Ingredients (9 square slices)

For the cake

  • 225 grams of sugar (soft light brown is perfect)
  • 225 millilitres of oil (groundnut is perfect)
  • 3 eggs
  • 225 grams of wholemeal flour
  • 2 teaspoons of baking powder
  • 1 ½ teaspoons of cardamom powder (or ground cinnamon or allspaice)
  • 4 average sized carrots, coarsely grated
  • Zest of one orange, finely grated (save some a little bit to sprinkle on the icing)
  • 115 grams sultanas
  • 150 grams of mixed chopped nuts (pistachios and flaked almonds work well, but whatever you have, same some to decorate at the end)

For the condensed milk icing

  • 250 grams icing sugar
  • 100 millilitres condensed milk
  • the zest from 1 orange (reserve 1 teaspoon for the top)

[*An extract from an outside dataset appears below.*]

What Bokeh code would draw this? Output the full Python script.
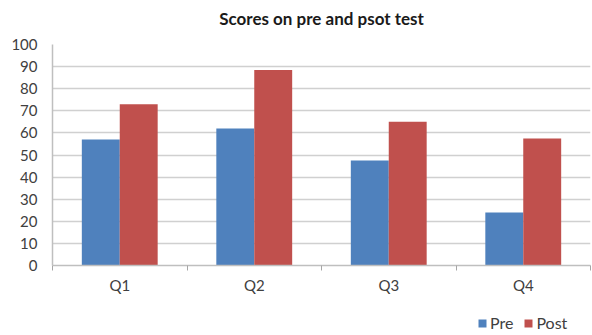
from bokeh.plotting import figure
from bokeh.layouts import column
from bokeh.models import ColumnDataSource, Range1d, FixedTicker, Legend, LegendItem, Title
from bokeh.transform import dodge
from bokeh.embed import file_html
from bokeh.resources import INLINE

# Chart data
quarters = ["Q1", "Q2", "Q3", "Q4"]
pre_scores = [57, 62, 47.5, 24]
post_scores = [73, 88.5, 65, 57.5]
series = ["Pre", "Post"]
y_ticks = list(range(0, 101, 10))

FONT = "Lato"
PRE_COLOR = "#4f81bd"
POST_COLOR = "#c0504d"
GRID_COLOR = "#d0d0d0"
TEXT_COLOR = "#404040"

# each quarter sits in a unit-wide slot centred on i + 0.5
centers = [i + 0.5 for i in range(len(quarters))]
source = ColumnDataSource(dict(x=centers, pre=pre_scores, post=post_scores))

p = figure(width=592, height=305, output_backend="svg", toolbar_location=None,
           x_range=Range1d(0, len(quarters)), y_range=Range1d(0, 100),
           min_border_left=52, min_border_right=2, min_border_top=44, min_border_bottom=40)
p.outline_line_color = None
p.background_fill_color = "white"
p.border_fill_color = "white"

# blank strip between the frame and the title, then the title itself
p.title = None
p.add_layout(Title(text=" ", text_font_size="2px", standoff=9), "above")
p.add_layout(Title(text="Scores on pre and psot test", align="center",
                   vertical_align="middle", text_font=FONT, text_font_style="bold",
                   text_font_size="17px", text_color="#1a1a1a", standoff=4), "above")

bar_w = 0.282
bar_specs = [(-bar_w / 2, "pre", PRE_COLOR), (bar_w / 2, "post", POST_COLOR)]
for off, col, color in bar_specs:
    p.vbar(x=dodge("x", off, range=p.x_range), top=col, width=bar_w, bottom=0,
           source=source, fill_color=color, line_color=None)

# x axis: quarter labels at slot centres, small marks at slot boundaries
p.xaxis.ticker = FixedTicker(ticks=centers, minor_ticks=list(range(len(quarters) + 1)))
p.xaxis.major_label_overrides = {c: q for c, q in zip(centers, quarters)}
p.xaxis.major_tick_out = 0
p.xaxis.major_tick_in = 0
p.xaxis.minor_tick_out = 5
p.xaxis.minor_tick_in = 0
p.xaxis.minor_tick_line_color = "#a6a6a6"
p.xaxis.axis_line_color = "#bfbfbf"
p.xaxis.axis_line_width = 1.5
p.xaxis.major_label_standoff = 5
p.xaxis.axis_label_standoff = 0
p.xaxis.major_label_text_font = FONT
p.xaxis.major_label_text_font_size = "15px"
p.xaxis.major_label_text_color = TEXT_COLOR
p.xgrid.grid_line_color = None

# y axis
p.yaxis.ticker = FixedTicker(ticks=y_ticks, minor_ticks=[])
p.yaxis.major_tick_out = 0
p.yaxis.major_tick_in = 0
p.yaxis.axis_line_color = "#bfbfbf"
p.yaxis.axis_line_width = 1.5
p.yaxis.major_label_standoff = 15
p.yaxis.major_label_text_font = FONT
p.yaxis.major_label_text_font_size = "15px"
p.yaxis.major_label_text_color = TEXT_COLOR
p.ygrid.ticker = FixedTicker(ticks=y_ticks)
p.ygrid.grid_line_color = GRID_COLOR
p.ygrid.grid_line_width = 1.5

# legend strip under the chart; its swatches come from bars kept far outside the view
leg = figure(width=592, height=30, output_backend="svg", toolbar_location=None,
             x_range=Range1d(1000, 1001), y_range=Range1d(5000, 5001), min_border=0)
leg.axis.visible = False
leg.grid.grid_line_color = None
leg.outline_line_color = None
leg.background_fill_color = "white"
leg.border_fill_color = "white"
items = []
for (off, col, color), name in zip(bar_specs, series):
    r = leg.vbar(x=dodge("x", off, range=leg.x_range), top=col, width=bar_w, bottom=0,
                 source=source, fill_color=color, line_color=None)
    items.append(LegendItem(label=name, renderers=[r]))
legend = Legend(items=items, location=(425, 3), orientation="horizontal",
                glyph_width=10, glyph_height=10, label_standoff=3, spacing=10,
                padding=0, margin=0, border_line_color=None, background_fill_alpha=0,
                label_text_font=FONT, label_text_font_size="16px",
                label_text_color=TEXT_COLOR, label_height=14)
leg.add_layout(legend)

open("out.html", "w").write(file_html(column(p, leg, spacing=0), INLINE))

  1. Preheat the oven to 180 celsius. Line a square baking tin (roughly 18 centimetres) with greaseproof paper and grease with a little oil.
  2. Whisk up the sugar, oil and eggs in a mixing bowl until light and fluffy. Add the flour, baking powder and cardamom and mix until the dry ingredients are incorporated with no lumps. Next fold in the carrots, orange zest, sultanas and nuts.
  3. Pour your mixture into your cake tin and bake on the middle shelf of the oven for around 45 minutes, or until a cocktail stick inserted into the centre of the cake comes out clear. Once cooked, turn the cake onto a rack and leave until cold.
  4. While the cake is cooling, make the icing. Add the condensed milk to a mixing bowl and sieve in half the icing sugar. Whisk until there are no lumps. Sieve in the remaining icing sugar and mix again using a wooden spoon until the icing is smooth.
  5. Once the cake has completely cooled pour the icing into the middle of the cake and carefully spread towards the edges using a spatula. Sprinkle over the reserved orange zest and remaining chopped nuts. Cut the cake into 9 equal squares and enjoy. Keeps in an airtight container for 3 to 4 days.

This recipe is by Masterchef semi finalist and top chef - Beth Thomas.

Food savvy tip

Eggs have a best before date, after which they are likely still fine to eat. You’ll know if your egg is not safe to eat if it releases an unpleasant odour when cracked. 

Want to know if your egg is still fresh? Float it in a bowl of water. The least fresh will float to the top whilst newer eggs will sink.